Het verzoek wordt afgewezen.
Verzoek onderzoek branddeskundige
Nu het hof verdachte vrijspreekt van de primair tenlastegelegde brandstichting hoeft dit verzoek geen verdere bespreking.

Bewezenverklaring

Door wettige bewijsmiddelen, waarin zijn vervat de redengevende feiten en omstandigheden waarop de bewezenverklaring steunt, acht het hof wettig en overtuigend bewezen dat verdachte het subsidiair tenlastegelegde heeft begaan, met dien verstande dat:
subsidiair
hij op 31 juli 2019 te [plaats] , in de gemeente [gemeente] , opzettelijk en wederrechtelijk een magnetron, dat aan een ander, te weten [naam1] toebehoorde, heeft vernield.
Het hof acht niet bewezen hetgeen verdachte meer of anders is tenlastegelegd dan hierboven is bewezenverklaard, zodat deze daarvan behoort te worden vrijgesproken.

Strafbaarheid van het bewezenverklaarde

Het subsidiair bewezenverklaarde levert op:
opzettelijk en wederrechtelijk enig goed dat geheel of ten dele aan een ander toebehoort, vernielen.

Strafbaarheid van de verdachte

Verdachte is strafbaar aangezien geen omstandigheid is gebleken of aannemelijk geworden die verdachte niet strafbaar zou doen zijn.

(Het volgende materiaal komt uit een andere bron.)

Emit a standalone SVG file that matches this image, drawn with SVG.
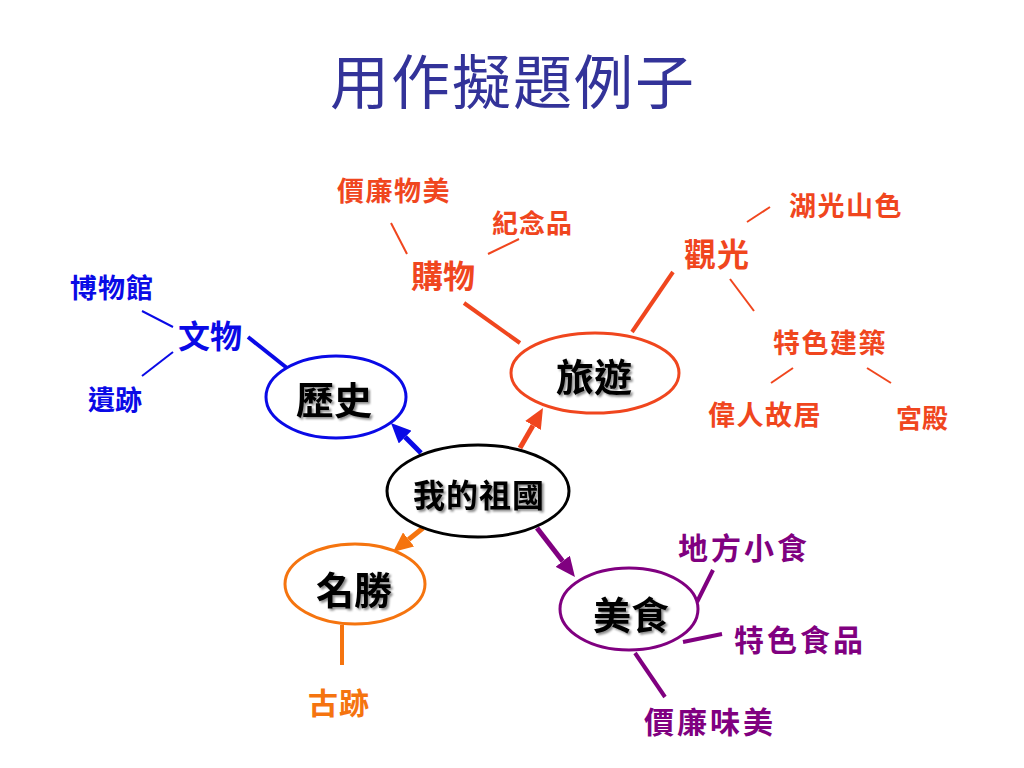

Oplegging van straf en of maatregel

Verdachte heeft zich op 31 juli 2019 in een jeugdinrichting schuldig gemaakt aan vernieling van een magnetron door deze aan te zetten met alleen theezakjes er in. Hij heeft door zijn handelen hinder en schade veroorzaakt.
Uit het verdachte betreffende uittreksel Justitiële Documentatie van 23 oktober 2020 blijkt dat verdachte bij – inmiddels onherroepelijk geworden – vonnis van 26 maart 2019 ter zake van afpersing en diefstallen (met geweld) is veroordeeld tot 202 dagen jeugddetentie en plaatsing in een inrichting voor jeugdigen (PIJ) voor twee jaren.
Gelet op deze bestraffing, de persoonlijkheid van de dader en de omstandigheden waaronder het feit is gepleegd, zal het hof toepassing geven aan het bepaalde in artikel 9a van het Wetboek van Strafrecht en bepalen dat geen straf of maatregel zal worden opgelegd.

Toepasselijke wettelijke voorschriften

Het hof heeft gelet op de artikelen 9a en 350 van het Wetboek van Strafrecht.
Deze voorschriften zijn toegepast, zoals zij golden ten tijde van het bewezenverklaarde.

BESLISSING

Het hof:
Vernietigt het vonnis waarvan beroep en doet opnieuw recht:
Verklaart niet bewezen dat de verdachte het primair tenlastegelegde heeft begaan en spreekt de verdachte daarvan vrij.
Verklaart zoals hiervoor overwogen bewezen dat de verdachte het subsidiair tenlastegelegde heeft begaan.
Verklaart niet bewezen hetgeen de verdachte meer of anders is tenlastegelegd dan hierboven is bewezenverklaard en spreekt de verdachte daarvan vrij.
Verklaart het subsidiair bewezenverklaarde strafbaar, kwalificeert dit als hiervoor vermeld en verklaart de verdachte strafbaar.
Bepaalt dat ter zake van het subsidiair bewezenverklaarde geen straf of maatregel wordt opgelegd.
Aldus gewezen door
mr. E.M.J. Brink, voorzitter,
mr. M.C. Fuhler en mr. E. Pennink, raadsheren,
in tegenwoordigheid van mr. J. Brink, griffier,
en op 16 december 2020 ter openbare terechtzitting uitgesproken.
mr. E. Pennink is buiten staat dit arrest mede te ondertekenen.